Recorded data ::
+-------+

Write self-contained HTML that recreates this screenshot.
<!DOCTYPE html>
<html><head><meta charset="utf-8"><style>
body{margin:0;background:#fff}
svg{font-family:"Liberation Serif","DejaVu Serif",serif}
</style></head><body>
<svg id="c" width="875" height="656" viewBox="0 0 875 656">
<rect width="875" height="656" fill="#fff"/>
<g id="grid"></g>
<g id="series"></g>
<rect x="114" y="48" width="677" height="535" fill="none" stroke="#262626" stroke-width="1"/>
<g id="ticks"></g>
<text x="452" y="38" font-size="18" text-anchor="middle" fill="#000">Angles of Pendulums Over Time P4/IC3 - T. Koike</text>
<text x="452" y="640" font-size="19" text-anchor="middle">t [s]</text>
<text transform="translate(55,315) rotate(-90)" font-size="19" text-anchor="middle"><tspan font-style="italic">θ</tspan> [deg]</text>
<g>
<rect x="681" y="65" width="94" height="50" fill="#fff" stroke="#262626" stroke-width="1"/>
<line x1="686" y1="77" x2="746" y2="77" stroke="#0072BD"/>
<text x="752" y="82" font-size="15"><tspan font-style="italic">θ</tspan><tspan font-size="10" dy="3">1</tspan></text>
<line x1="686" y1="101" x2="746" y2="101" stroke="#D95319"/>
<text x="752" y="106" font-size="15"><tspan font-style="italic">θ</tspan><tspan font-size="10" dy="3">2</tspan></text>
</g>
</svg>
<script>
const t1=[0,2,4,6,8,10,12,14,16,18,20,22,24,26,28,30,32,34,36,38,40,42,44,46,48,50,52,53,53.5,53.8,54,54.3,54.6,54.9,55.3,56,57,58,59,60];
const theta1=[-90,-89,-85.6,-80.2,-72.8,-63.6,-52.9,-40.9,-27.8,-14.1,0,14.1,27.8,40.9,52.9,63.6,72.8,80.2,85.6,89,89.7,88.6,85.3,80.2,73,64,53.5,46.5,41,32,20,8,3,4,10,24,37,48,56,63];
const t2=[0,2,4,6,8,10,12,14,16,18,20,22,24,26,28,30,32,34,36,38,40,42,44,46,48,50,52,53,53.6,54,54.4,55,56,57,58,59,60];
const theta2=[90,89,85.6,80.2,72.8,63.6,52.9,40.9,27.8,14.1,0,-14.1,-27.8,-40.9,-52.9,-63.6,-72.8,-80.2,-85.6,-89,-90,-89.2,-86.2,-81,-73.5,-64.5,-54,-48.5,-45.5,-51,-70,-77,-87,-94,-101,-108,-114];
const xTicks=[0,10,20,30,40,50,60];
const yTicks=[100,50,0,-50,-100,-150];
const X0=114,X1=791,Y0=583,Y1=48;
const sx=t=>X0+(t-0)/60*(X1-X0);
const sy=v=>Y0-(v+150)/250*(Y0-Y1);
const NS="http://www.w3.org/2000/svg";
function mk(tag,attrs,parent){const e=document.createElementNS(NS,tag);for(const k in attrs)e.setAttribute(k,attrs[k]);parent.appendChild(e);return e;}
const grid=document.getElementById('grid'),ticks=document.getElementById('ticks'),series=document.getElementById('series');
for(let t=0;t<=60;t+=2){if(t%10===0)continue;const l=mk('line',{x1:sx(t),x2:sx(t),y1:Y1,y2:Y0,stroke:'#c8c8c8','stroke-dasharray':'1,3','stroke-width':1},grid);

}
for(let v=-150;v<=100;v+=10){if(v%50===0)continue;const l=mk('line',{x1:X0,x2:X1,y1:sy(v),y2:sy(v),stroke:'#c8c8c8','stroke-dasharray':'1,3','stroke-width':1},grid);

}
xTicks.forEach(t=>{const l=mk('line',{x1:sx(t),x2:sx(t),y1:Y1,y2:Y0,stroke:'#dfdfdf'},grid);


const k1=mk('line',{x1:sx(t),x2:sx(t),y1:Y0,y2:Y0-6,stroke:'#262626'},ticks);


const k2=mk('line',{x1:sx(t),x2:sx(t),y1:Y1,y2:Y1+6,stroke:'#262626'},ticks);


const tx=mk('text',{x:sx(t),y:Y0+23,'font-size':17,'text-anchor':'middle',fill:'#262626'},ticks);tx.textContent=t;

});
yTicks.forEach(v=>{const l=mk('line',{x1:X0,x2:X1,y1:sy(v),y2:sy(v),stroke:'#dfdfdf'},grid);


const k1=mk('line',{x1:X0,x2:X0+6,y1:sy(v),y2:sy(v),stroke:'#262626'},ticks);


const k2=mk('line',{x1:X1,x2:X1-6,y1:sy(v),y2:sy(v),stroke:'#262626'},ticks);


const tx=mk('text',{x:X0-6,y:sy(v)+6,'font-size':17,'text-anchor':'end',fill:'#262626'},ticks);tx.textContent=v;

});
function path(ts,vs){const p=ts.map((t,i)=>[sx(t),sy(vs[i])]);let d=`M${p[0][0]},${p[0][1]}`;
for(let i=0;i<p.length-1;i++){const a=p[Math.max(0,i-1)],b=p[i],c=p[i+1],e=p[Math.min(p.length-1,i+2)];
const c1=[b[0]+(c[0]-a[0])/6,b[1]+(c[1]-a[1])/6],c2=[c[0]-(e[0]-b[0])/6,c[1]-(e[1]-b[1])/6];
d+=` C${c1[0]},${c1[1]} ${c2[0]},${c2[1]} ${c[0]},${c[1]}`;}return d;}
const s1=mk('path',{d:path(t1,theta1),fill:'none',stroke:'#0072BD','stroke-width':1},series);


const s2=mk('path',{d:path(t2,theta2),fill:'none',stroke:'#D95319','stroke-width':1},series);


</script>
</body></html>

+-------+

Given instruction :: Extract the whole listing, character for character.

Solved problem ::
Write self-contained HTML that recreates this screenshot.
<!DOCTYPE html>
<html><head><meta charset="utf-8"><style>
body{margin:0;background:#fff}
svg{font-family:"Liberation Serif","DejaVu Serif",serif}
</style></head><body>
<svg id="c" width="875" height="656" viewBox="0 0 875 656">
<rect width="875" height="656" fill="#fff"/>
<g id="grid"></g>
<g id="series"></g>
<rect x="114" y="48" width="677" height="535" fill="none" stroke="#262626" stroke-width="1"/>
<g id="ticks"></g>
<text x="452" y="38" font-size="18" text-anchor="middle" fill="#000">Angles of Pendulums Over Time P4/IC3 - T. Koike</text>
<text x="452" y="640" font-size="19" text-anchor="middle">t [s]</text>
<text transform="translate(55,315) rotate(-90)" font-size="19" text-anchor="middle"><tspan font-style="italic">θ</tspan> [deg]</text>
<g>
<rect x="681" y="65" width="94" height="50" fill="#fff" stroke="#262626" stroke-width="1"/>
<line x1="686" y1="77" x2="746" y2="77" stroke="#0072BD"/>
<text x="752" y="82" font-size="15"><tspan font-style="italic">θ</tspan><tspan font-size="10" dy="3">1</tspan></text>
<line x1="686" y1="101" x2="746" y2="101" stroke="#D95319"/>
<text x="752" y="106" font-size="15"><tspan font-style="italic">θ</tspan><tspan font-size="10" dy="3">2</tspan></text>
</g>
</svg>
<script>
const t1=[0,2,4,6,8,10,12,14,16,18,20,22,24,26,28,30,32,34,36,38,40,42,44,46,48,50,52,53,53.5,53.8,54,54.3,54.6,54.9,55.3,56,57,58,59,60];
const theta1=[-90,-89,-85.6,-80.2,-72.8,-63.6,-52.9,-40.9,-27.8,-14.1,0,14.1,27.8,40.9,52.9,63.6,72.8,80.2,85.6,89,89.7,88.6,85.3,80.2,73,64,53.5,46.5,41,32,20,8,3,4,10,24,37,48,56,63];
const t2=[0,2,4,6,8,10,12,14,16,18,20,22,24,26,28,30,32,34,36,38,40,42,44,46,48,50,52,53,53.6,54,54.4,55,56,57,58,59,60];
const theta2=[90,89,85.6,80.2,72.8,63.6,52.9,40.9,27.8,14.1,0,-14.1,-27.8,-40.9,-52.9,-63.6,-72.8,-80.2,-85.6,-89,-90,-89.2,-86.2,-81,-73.5,-64.5,-54,-48.5,-45.5,-51,-70,-77,-87,-94,-101,-108,-114];
const xTicks=[0,10,20,30,40,50,60];
const yTicks=[100,50,0,-50,-100,-150];
const X0=114,X1=791,Y0=583,Y1=48;
const sx=t=>X0+(t-0)/60*(X1-X0);
const sy=v=>Y0-(v+150)/250*(Y0-Y1);
const NS="http://www.w3.org/2000/svg";
function mk(tag,attrs,parent){const e=document.createElementNS(NS,tag);for(const k in attrs)e.setAttribute(k,attrs[k]);parent.appendChild(e);return e;}
const grid=document.getElementById('grid'),ticks=document.getElementById('ticks'),series=document.getElementById('series');
for(let t=0;t<=60;t+=2){if(t%10===0)continue;const l=mk('line',{x1:sx(t),x2:sx(t),y1:Y1,y2:Y0,stroke:'#c8c8c8','stroke-dasharray':'1,3','stroke-width':1},grid);

}
for(let v=-150;v<=100;v+=10){if(v%50===0)continue;const l=mk('line',{x1:X0,x2:X1,y1:sy(v),y2:sy(v),stroke:'#c8c8c8','stroke-dasharray':'1,3','stroke-width':1},grid);

}
xTicks.forEach(t=>{const l=mk('line',{x1:sx(t),x2:sx(t),y1:Y1,y2:Y0,stroke:'#dfdfdf'},grid);


const k1=mk('line',{x1:sx(t),x2:sx(t),y1:Y0,y2:Y0-6,stroke:'#262626'},ticks);


const k2=mk('line',{x1:sx(t),x2:sx(t),y1:Y1,y2:Y1+6,stroke:'#262626'},ticks);


const tx=mk('text',{x:sx(t),y:Y0+23,'font-size':17,'text-anchor':'middle',fill:'#262626'},ticks);tx.textContent=t;

});
yTicks.forEach(v=>{const l=mk('line',{x1:X0,x2:X1,y1:sy(v),y2:sy(v),stroke:'#dfdfdf'},grid);


const k1=mk('line',{x1:X0,x2:X0+6,y1:sy(v),y2:sy(v),stroke:'#262626'},ticks);


const k2=mk('line',{x1:X1,x2:X1-6,y1:sy(v),y2:sy(v),stroke:'#262626'},ticks);


const tx=mk('text',{x:X0-6,y:sy(v)+6,'font-size':17,'text-anchor':'end',fill:'#262626'},ticks);tx.textContent=v;

});
function path(ts,vs){const p=ts.map((t,i)=>[sx(t),sy(vs[i])]);let d=`M${p[0][0]},${p[0][1]}`;
for(let i=0;i<p.length-1;i++){const a=p[Math.max(0,i-1)],b=p[i],c=p[i+1],e=p[Math.min(p.length-1,i+2)];
const c1=[b[0]+(c[0]-a[0])/6,b[1]+(c[1]-a[1])/6],c2=[c[0]-(e[0]-b[0])/6,c[1]-(e[1]-b[1])/6];
d+=` C${c1[0]},${c1[1]} ${c2[0]},${c2[1]} ${c[0]},${c[1]}`;}return d;}
const s1=mk('path',{d:path(t1,theta1),fill:'none',stroke:'#0072BD','stroke-width':1},series);


const s2=mk('path',{d:path(t2,theta2),fill:'none',stroke:'#D95319','stroke-width':1},series);


</script>
</body></html>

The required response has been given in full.